Still, Johnston is incredibly humble; she stresses over and over that the original design and development of the hat and Indiana Jones’ aesthetic is to the credit of Nadoolman and Powell, but I think she undersells her impact. Taking a well-loved character and developing it for a new film requires a precarious balance of continuity and evolution, creating costumes that illustrate character development while maintaining an aesthetic that viewers still recognize in an instant. Every iteration of the Indiana Jones hat has its small tweaks — nuanced adjustments that viewers might not even catch, says Johnston, like the height of the crown and the width of the brim changing mere centimeters to flatter Ford over the years. A hat lover himself, Ford gave the most recent version of the hat, the final one he’ll wear, his seal of approval. “Harrison gave it his blessing,” she says. “Which is crucial.”

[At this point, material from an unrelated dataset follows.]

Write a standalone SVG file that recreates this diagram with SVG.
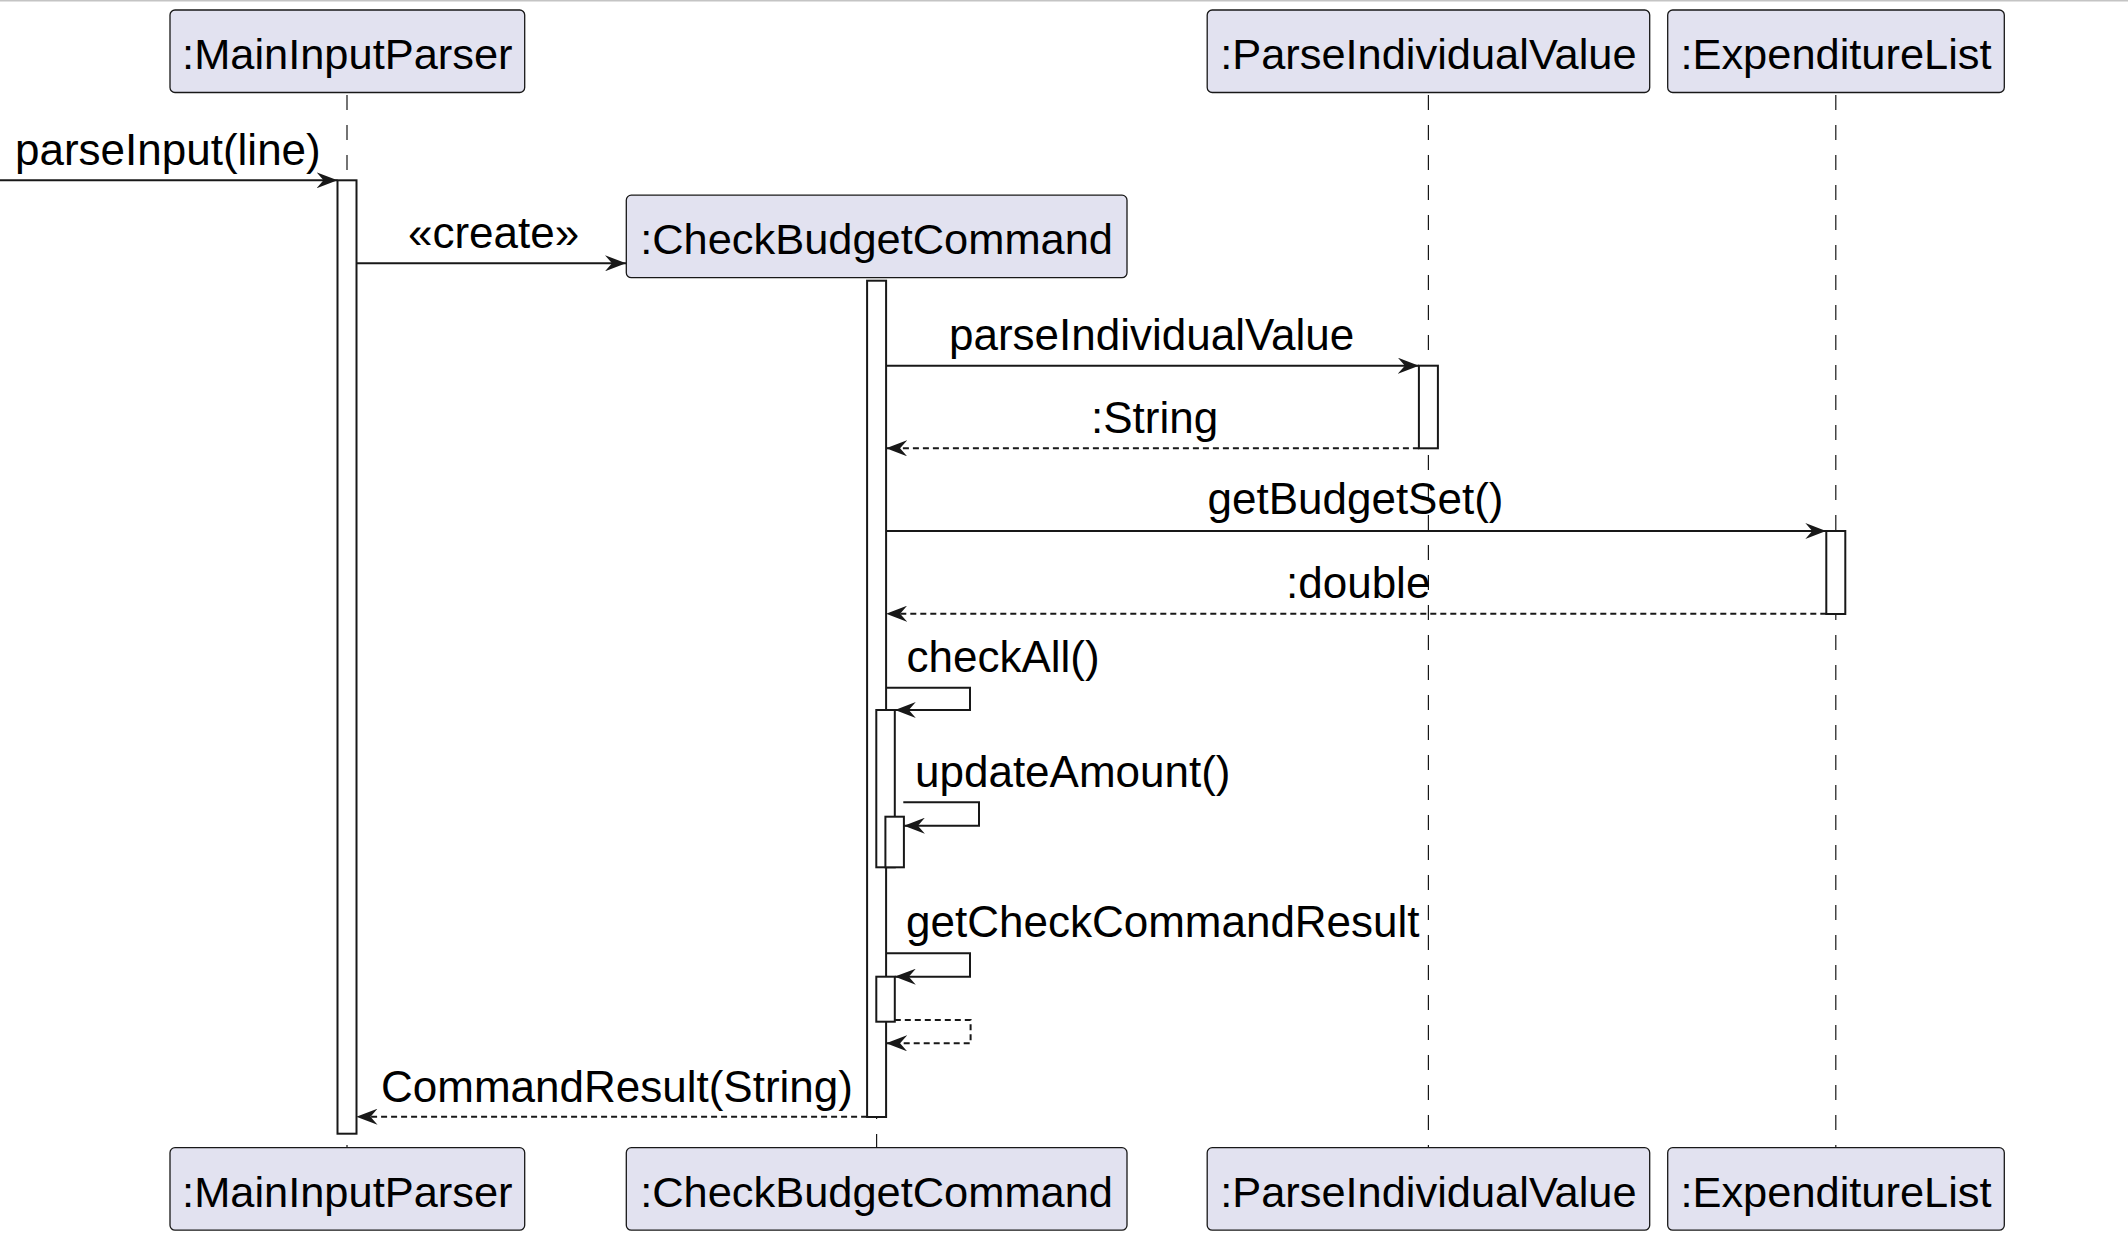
<svg xmlns="http://www.w3.org/2000/svg" width="2128" height="1256" viewBox="0 0 2128 1256">
<style>
text{font-family:"Liberation Sans",Arial,sans-serif;font-size:44px;fill:#000}
.pl{text-anchor:middle;font-size:43.4px}
.box{fill:#E2E2F0;stroke:#181818;stroke-width:1.3}
.life{stroke:#181818;stroke-width:1.2;stroke-dasharray:15,15;fill:none}
.act{fill:#fff;stroke:#181818;stroke-width:2}
.msg{stroke:#181818;stroke-width:2;fill:none;marker-end:url(#ah)}
.ret{stroke:#181818;stroke-width:2;fill:none;stroke-dasharray:6,4;marker-end:url(#ah)}
</style>
<defs>
<marker id="ah" viewBox="0 0 21 16" refX="21" refY="8" markerWidth="21" markerHeight="16" markerUnits="userSpaceOnUse" orient="auto">
<path d="M0,0 L21,8 L0,16 L7,8 Z" fill="#181818"/>
</marker>
</defs>
<rect x="0" y="0" width="2128" height="1.5" fill="#c4c4c4"/>
<g id="lifelines">
<line class="life" x1="347" y1="95" x2="347" y2="1147.7"/>
<line class="life" x1="876.6" y1="294" x2="876.6" y2="1147.7"/>
<line class="life" x1="1428.4" y1="95" x2="1428.4" y2="1147.7"/>
<line class="life" x1="1835.8" y1="95" x2="1835.8" y2="1147.7"/>
</g>
<g id="MainInputParser">
<rect class="box" x="170" y="10" width="354.7" height="82.5" rx="5"/>
<text class="pl" x="347.3" y="69">:MainInputParser</text>
<rect class="box" x="170" y="1147.7" width="354.7" height="82.5" rx="5"/>
<text class="pl" x="347.3" y="1206.7">:MainInputParser</text>
<rect class="act" x="337.5" y="180.3" width="19" height="953.4"/>
</g>
<g id="CheckBudgetCommand">
<rect class="box" x="626.3" y="195.2" width="500.7" height="82.5" rx="5"/>
<text class="pl" x="876.6" y="254.2">:CheckBudgetCommand</text>
<rect class="box" x="626.3" y="1147.7" width="500.7" height="82.5" rx="5"/>
<text class="pl" x="876.6" y="1206.7">:CheckBudgetCommand</text>
<rect class="act" x="867.1" y="280.7" width="19" height="836.3"/>
<rect class="act" x="876.3" y="710" width="18.5" height="157.3"/>
<rect class="act" x="885.4" y="816.7" width="18.5" height="50.6"/>
<rect class="act" x="876.3" y="976.7" width="18.5" height="45"/>
</g>
<g id="ParseIndividualValue">
<rect class="box" x="1207.2" y="10" width="442.5" height="82.5" rx="5"/>
<text class="pl" x="1428.4" y="69">:ParseIndividualValue</text>
<rect class="box" x="1207.2" y="1147.7" width="442.5" height="82.5" rx="5"/>
<text class="pl" x="1428.4" y="1206.7">:ParseIndividualValue</text>
<rect class="act" x="1418.9" y="365.7" width="19" height="82.6"/>
</g>
<g id="ExpenditureList">
<rect class="box" x="1667.7" y="10" width="336.6" height="82.5" rx="5"/>
<text class="pl" x="1836" y="69">:ExpenditureList</text>
<rect class="box" x="1667.7" y="1147.7" width="336.6" height="82.5" rx="5"/>
<text class="pl" x="1836" y="1206.7">:ExpenditureList</text>
<rect class="act" x="1826.3" y="531" width="19" height="83"/>
</g>
<g id="connectors">
<line class="msg" x1="0" y1="180.3" x2="337.5" y2="180.3"/>
<text x="15" y="165">parseInput(line)</text>
<line class="msg" x1="356.5" y1="263.3" x2="626" y2="263.3"/>
<text x="408" y="247.7">«create»</text>
<line class="msg" x1="886.1" y1="365.7" x2="1418.9" y2="365.7"/>
<text x="949" y="350">parseIndividualValue</text>
<line class="ret" x1="1418.9" y1="448.3" x2="886.1" y2="448.3"/>
<text x="1091" y="433.3">:String</text>
<line class="msg" x1="886.1" y1="531" x2="1826.3" y2="531"/>
<text x="1207.5" y="514.3">getBudgetSet()</text>
<line class="ret" x1="1826.3" y1="613.7" x2="886.1" y2="613.7"/>
<text x="1286" y="597.7">:double</text>
<polyline class="msg" points="886.1,687.7 970,687.7 970,710 894.8,710"/>
<text x="906.5" y="671.7">checkAll()</text>
<polyline class="msg" points="903.3,802.3 979,802.3 979,825.7 903.9,825.7"/>
<text x="915" y="786.7">updateAmount()</text>
<polyline class="msg" points="886.1,953.3 970,953.3 970,976.7 894.8,976.7"/>
<text x="906" y="936.7">getCheckCommandResult</text>
<polyline class="ret" points="894.8,1020 970.6,1020 970.6,1043.3 886.1,1043.3"/>
<line class="ret" x1="867.1" y1="1116.7" x2="356.5" y2="1116.7"/>
<text x="381" y="1101.7">CommandResult(String)</text>
</g>
</svg>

She says his insight was of the utmost importance. “He is the man, he’s done it for all these years,” she says. “When there are things he wants shifted, we know there’s no better person to drive those changes than him, because he is the one with all the history.” There’s also no denying how magnetic Ford is — he truly is a larger-than-life leading man, she says. “He looks fantastic and he’s got this extraordinary range. He’s sexy, he’s naughty, he’s cool, he’s clever — he’s even got an absolutely brilliant walk.”

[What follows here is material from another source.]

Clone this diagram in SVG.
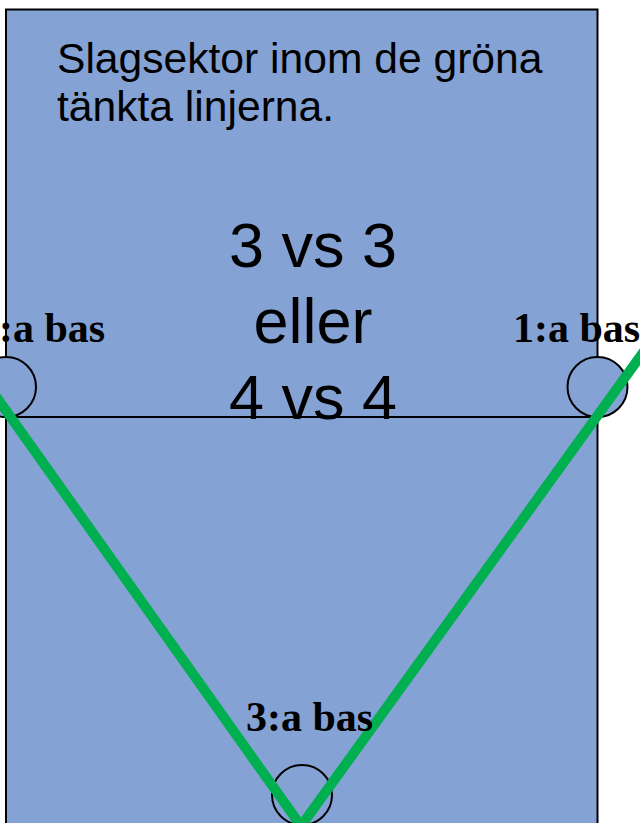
<svg xmlns="http://www.w3.org/2000/svg" width="640" height="823" viewBox="0 0 640 823">
  <style>
    .field { fill: #85a2d4; stroke: #000; stroke-width: 2; }
    .base { fill: #85a2d4; stroke: #000; stroke-width: 2; }
    .lbl { font-family: "Liberation Serif", "Times New Roman", serif; font-weight: bold; font-size: 42px; fill: #000; }
    .title { font-family: "Liberation Sans", Arial, sans-serif; font-size: 42.6px; fill: #000; }
    .big { font-family: "Liberation Sans", Arial, sans-serif; font-size: 63px; fill: #000; text-anchor: middle; }
    .sector { fill: none; stroke: #00b050; stroke-width: 10; stroke-linejoin: miter; }
  </style>
  <rect width="640" height="823" fill="#ffffff"/>
  <g id="field">
    <rect class="field" x="6" y="9.5" width="591.5" height="830"/>
    <line x1="6" y1="417" x2="597.5" y2="417" stroke="#000" stroke-width="2"/>
  </g>
  <g id="base3">
    <circle class="base" cx="302" cy="795" r="30"/>
  </g>
  <g id="base1-left">
    <circle class="base" cx="6" cy="387" r="30"/>
  </g>
  <g id="base1-right">
    <circle class="base" cx="597.5" cy="387" r="30"/>
  </g>
  <g id="connectors">
    <polyline class="sector" points="-25,367 301,826 663,325"/>
  </g>
  <g id="labels">
    <text class="lbl" x="-22" y="342">1:a bas</text>
    <text class="lbl" x="513" y="342">1:a bas</text>
    <text class="lbl" x="246" y="731">3:a bas</text>
  </g>
  <g id="title">
    <text class="title" x="57" y="73">Slagsektor inom de gröna</text>
    <text class="title" x="57" y="121">tänkta linjerna.</text>
  </g>
  <g id="teams">
    <text class="big" x="313" y="267">3 vs 3</text>
    <text class="big" x="313" y="343">eller</text>
    <text class="big" x="313" y="419">4 vs 4</text>
  </g>
</svg>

Now, not everyone can be Harrison Ford — or Indiana Jones — but that doesn’t mean men (and women!) don’t have what it takes to pull off this enduring style. “The silhouette of the hat is brilliant,” she says. “And everyone looks good in a hat!” When it comes to styling the hat itself, the best way to wear it is how you feel best, she says. But it can’t hurt to take notes from the allure of Indiana Jones. “I love the eyes coming out from below the brim,” she says of the way that it’s styled in the film — sitting flat on the top head with the brim parallel to the ground. “It reminds me of the film noir of the ’40s and ’50s.”
And while this might be the last time we see Ford in the role, Johnston hints that this won’t be the last time fans will be able to own a little bit of Indiana Jones’ style. “Diehard fans will be excited,” she says. “I think we can say there’s more to come.”